By Anna Guido
It's not easy to classify Retro Bill's act.
Retro Bill, a national spokesperson and motivational speaker for the DARE program, appeared at Seipelt Elementary School in Milford.|
(Michael E. Keating photo)
He looks like Elvis (the pompadour), acts like Pee Wee Herman (maniacal and loud) and presents a unique and serious message on the importance of making good choices.
Cap this with bouts of spraying Silly String on his young audiences and twirling a pink hula hoop, and you've got an act that transfixes students - and maybe, just maybe, gets across an effective anti-drug message.
"I don't drink, I don't do drugs and I don't smoke," Retro Bill (a.k.a.

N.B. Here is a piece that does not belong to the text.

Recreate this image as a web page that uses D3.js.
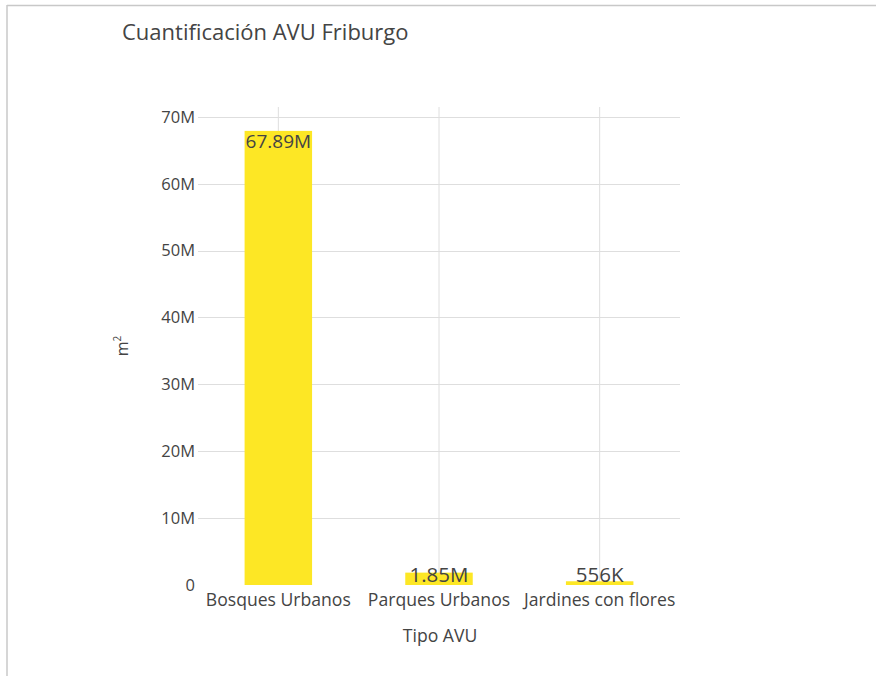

Bill Russ of Hollywood, Calif.) told about 100 fifth- and sixth-graders last week at Seipelt Elementary in the Milford Exempted Village School District.

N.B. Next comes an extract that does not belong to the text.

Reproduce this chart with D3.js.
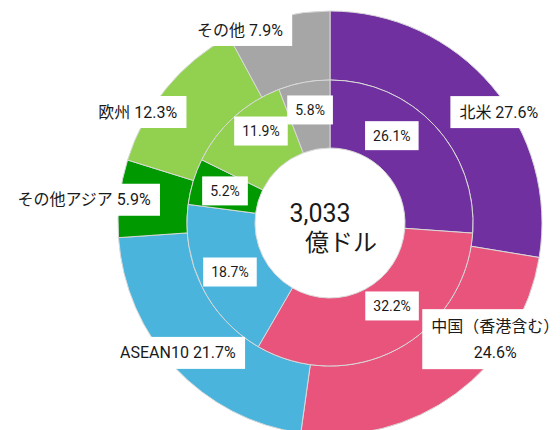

Russ' Thursday visit to the Tristate was his first since he became DARE America's official Safety Buddy four years ago.
The message from DARE (Drug Abuse Resistance Education) helps lay a foundation about positive life choices.
Russ learned the DARE message as a child in Aurora, Ill. By high school, he was known as "the boy who encouraged kids not to do bad things."
ABOUT RETRO BILL
Bill Russ ("Retro Bill'') of Hollywood, Calif., travels 340 days a year promoting messages of safety, self-esteem and good choices. His DARE Safety Tips Video won awards in 2002 from the International Children's Film Festival and the International Family Film Festival. DARE officers in more than 350,000 classrooms annually use Retro Bill's video. For information, call (661) 257-1955 or go to www.retrobill.com.

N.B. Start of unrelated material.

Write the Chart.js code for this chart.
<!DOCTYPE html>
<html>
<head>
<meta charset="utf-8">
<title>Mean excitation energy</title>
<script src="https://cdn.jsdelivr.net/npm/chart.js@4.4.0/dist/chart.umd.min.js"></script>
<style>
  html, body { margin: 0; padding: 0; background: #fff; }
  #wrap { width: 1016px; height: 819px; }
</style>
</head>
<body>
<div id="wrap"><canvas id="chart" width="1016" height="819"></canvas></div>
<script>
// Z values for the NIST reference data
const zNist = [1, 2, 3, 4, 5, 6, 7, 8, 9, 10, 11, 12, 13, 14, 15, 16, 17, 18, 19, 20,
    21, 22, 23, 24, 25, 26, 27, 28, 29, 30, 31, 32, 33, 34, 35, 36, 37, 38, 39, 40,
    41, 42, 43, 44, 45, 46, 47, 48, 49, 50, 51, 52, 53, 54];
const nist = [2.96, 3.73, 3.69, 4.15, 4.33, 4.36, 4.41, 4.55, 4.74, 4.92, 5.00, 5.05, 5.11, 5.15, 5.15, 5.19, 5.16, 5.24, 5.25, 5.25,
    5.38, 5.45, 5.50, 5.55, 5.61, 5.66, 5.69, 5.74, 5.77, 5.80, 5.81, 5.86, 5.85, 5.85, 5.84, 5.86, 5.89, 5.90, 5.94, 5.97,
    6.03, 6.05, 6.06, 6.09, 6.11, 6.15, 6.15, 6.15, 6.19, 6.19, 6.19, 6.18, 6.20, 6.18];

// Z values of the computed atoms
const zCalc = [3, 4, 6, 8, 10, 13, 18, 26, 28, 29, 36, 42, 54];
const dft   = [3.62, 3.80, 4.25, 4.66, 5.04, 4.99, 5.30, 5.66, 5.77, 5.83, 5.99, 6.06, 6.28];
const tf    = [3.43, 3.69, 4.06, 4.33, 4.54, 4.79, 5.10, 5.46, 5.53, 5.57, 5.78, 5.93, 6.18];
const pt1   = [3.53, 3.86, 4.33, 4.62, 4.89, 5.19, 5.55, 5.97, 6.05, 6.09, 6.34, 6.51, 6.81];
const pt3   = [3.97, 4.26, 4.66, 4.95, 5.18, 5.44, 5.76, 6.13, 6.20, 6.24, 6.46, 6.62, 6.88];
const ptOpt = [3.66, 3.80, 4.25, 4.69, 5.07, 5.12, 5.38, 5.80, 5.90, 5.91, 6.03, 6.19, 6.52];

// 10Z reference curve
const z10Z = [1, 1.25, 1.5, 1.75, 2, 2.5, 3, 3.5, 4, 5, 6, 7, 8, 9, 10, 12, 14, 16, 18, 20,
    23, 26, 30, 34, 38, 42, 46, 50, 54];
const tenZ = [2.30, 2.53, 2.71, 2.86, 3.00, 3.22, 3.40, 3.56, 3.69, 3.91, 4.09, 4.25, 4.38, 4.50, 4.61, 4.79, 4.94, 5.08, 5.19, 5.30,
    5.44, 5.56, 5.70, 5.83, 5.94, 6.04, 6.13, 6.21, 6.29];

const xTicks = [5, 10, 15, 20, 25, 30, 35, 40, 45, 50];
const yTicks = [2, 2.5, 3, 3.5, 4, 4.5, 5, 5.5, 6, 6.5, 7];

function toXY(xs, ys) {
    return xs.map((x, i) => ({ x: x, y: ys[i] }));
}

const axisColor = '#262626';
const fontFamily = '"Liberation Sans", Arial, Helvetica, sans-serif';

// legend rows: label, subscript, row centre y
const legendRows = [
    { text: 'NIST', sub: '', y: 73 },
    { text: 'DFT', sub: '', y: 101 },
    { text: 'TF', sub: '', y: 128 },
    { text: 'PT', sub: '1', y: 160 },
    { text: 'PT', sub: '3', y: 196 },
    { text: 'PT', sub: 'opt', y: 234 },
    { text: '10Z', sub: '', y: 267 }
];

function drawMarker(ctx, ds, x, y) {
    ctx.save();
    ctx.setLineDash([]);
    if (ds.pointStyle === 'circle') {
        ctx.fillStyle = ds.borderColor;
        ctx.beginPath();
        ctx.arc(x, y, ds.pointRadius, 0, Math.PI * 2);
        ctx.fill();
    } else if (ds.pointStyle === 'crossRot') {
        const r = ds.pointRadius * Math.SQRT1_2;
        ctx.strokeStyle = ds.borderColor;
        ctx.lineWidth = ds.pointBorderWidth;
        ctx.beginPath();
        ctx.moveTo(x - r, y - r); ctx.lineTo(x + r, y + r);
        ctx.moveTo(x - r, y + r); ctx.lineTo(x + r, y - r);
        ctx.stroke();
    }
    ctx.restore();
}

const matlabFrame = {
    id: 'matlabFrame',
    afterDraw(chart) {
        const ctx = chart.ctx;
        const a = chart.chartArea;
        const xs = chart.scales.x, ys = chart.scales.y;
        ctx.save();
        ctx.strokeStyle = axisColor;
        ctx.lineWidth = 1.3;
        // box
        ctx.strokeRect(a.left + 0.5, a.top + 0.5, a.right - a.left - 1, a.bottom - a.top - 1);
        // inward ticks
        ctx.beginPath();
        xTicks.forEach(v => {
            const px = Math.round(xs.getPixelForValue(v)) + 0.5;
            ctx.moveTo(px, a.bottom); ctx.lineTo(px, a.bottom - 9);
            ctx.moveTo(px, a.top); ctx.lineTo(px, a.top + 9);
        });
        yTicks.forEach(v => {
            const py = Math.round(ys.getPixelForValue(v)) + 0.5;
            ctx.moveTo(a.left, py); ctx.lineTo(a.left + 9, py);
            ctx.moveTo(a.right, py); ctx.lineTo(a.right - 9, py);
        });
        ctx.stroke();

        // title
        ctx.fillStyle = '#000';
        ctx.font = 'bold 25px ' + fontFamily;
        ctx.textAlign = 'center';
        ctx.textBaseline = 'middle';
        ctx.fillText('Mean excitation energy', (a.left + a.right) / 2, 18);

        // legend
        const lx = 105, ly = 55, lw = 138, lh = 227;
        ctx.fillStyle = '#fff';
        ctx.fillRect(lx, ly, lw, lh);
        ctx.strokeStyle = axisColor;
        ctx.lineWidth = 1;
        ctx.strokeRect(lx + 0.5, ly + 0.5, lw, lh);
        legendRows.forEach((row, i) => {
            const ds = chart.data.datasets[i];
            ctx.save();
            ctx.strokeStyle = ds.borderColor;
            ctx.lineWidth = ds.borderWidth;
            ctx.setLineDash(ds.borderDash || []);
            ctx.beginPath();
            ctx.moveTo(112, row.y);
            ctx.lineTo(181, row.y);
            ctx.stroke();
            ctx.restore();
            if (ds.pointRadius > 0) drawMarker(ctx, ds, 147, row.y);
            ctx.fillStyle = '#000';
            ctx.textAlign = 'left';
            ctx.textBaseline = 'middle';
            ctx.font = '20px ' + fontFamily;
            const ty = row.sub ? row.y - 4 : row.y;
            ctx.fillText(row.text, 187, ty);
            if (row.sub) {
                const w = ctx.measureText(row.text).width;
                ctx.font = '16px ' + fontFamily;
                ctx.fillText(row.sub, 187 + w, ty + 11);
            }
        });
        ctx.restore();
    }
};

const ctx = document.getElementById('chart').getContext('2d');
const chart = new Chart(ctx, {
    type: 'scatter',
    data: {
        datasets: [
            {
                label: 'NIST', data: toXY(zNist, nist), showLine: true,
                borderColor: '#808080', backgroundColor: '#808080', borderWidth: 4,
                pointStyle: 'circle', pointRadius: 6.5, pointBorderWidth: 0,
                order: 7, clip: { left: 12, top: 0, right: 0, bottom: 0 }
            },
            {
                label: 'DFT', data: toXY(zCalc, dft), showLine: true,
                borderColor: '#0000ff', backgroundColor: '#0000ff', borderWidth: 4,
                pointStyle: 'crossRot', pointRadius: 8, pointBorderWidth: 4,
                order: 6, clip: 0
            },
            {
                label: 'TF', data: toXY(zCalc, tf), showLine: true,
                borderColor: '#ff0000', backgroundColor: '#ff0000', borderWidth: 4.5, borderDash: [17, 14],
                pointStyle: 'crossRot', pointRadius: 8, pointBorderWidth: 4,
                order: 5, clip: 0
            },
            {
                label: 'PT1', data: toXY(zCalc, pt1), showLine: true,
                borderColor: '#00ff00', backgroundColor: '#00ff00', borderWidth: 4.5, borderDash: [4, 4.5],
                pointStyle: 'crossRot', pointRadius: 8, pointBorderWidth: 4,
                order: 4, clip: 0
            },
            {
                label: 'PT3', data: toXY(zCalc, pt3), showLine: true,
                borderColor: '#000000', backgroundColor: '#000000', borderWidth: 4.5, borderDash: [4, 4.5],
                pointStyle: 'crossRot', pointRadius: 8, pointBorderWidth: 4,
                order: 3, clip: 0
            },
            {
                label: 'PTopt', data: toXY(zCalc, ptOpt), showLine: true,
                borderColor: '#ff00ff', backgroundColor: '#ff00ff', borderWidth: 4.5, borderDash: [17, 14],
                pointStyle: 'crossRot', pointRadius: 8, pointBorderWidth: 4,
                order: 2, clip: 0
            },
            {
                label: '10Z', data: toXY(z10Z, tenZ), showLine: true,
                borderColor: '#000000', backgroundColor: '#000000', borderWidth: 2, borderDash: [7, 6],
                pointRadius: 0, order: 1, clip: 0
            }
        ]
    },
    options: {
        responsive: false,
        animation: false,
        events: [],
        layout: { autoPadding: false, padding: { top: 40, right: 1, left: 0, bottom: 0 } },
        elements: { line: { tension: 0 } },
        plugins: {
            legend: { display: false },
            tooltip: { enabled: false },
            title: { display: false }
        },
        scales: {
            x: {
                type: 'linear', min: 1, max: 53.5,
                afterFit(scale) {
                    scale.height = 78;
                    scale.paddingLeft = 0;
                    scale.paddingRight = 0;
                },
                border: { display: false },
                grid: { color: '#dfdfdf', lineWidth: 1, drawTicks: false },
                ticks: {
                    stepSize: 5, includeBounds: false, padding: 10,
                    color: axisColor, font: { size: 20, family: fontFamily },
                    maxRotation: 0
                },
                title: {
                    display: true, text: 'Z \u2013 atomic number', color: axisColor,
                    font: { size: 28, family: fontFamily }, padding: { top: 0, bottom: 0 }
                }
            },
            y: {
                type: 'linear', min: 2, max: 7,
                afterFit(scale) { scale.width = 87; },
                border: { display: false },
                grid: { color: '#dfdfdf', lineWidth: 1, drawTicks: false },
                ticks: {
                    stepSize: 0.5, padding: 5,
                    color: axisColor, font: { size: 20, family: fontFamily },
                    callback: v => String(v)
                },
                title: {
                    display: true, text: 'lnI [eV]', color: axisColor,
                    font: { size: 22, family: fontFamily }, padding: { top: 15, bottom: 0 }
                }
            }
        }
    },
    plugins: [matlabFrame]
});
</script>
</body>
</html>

Before creating the Retro Bill character, Russ was a motivational speaker. Then in support of DARE, he produced a video on children's safety - starring Retro Bill - and donated it to DARE America for its use in schools.
"He's able to give the message of being different and having good behavior at the same time," said Milford DARE officer Kevin Petrocelli of the Miami Township Police Department.
The police department and school parent-teacher organizations paid for Retro Bill's visit. The total cost for six one-hour presentations Thursday and Friday at four public and two parochial schools was $350.
His Seipelt show started out with a bang. Retro Bill rushed into the cafeteria laughing, shouting and spraying Silly String all over the students.
From that antic came a message of sharing.
"If anybody didn't get a piece of Silly String, then those who did should give some to their neighbors, because sharing is cool," he said.
Retro Bill talked about his Elvis-like appearance, but emphasized that Retro Bill is alive and the King of Rock and Roll is dead, from drug abuse.
Russ' closing remark to students: "It's not easy growing up. But if you make good choices, it comes a lot easier."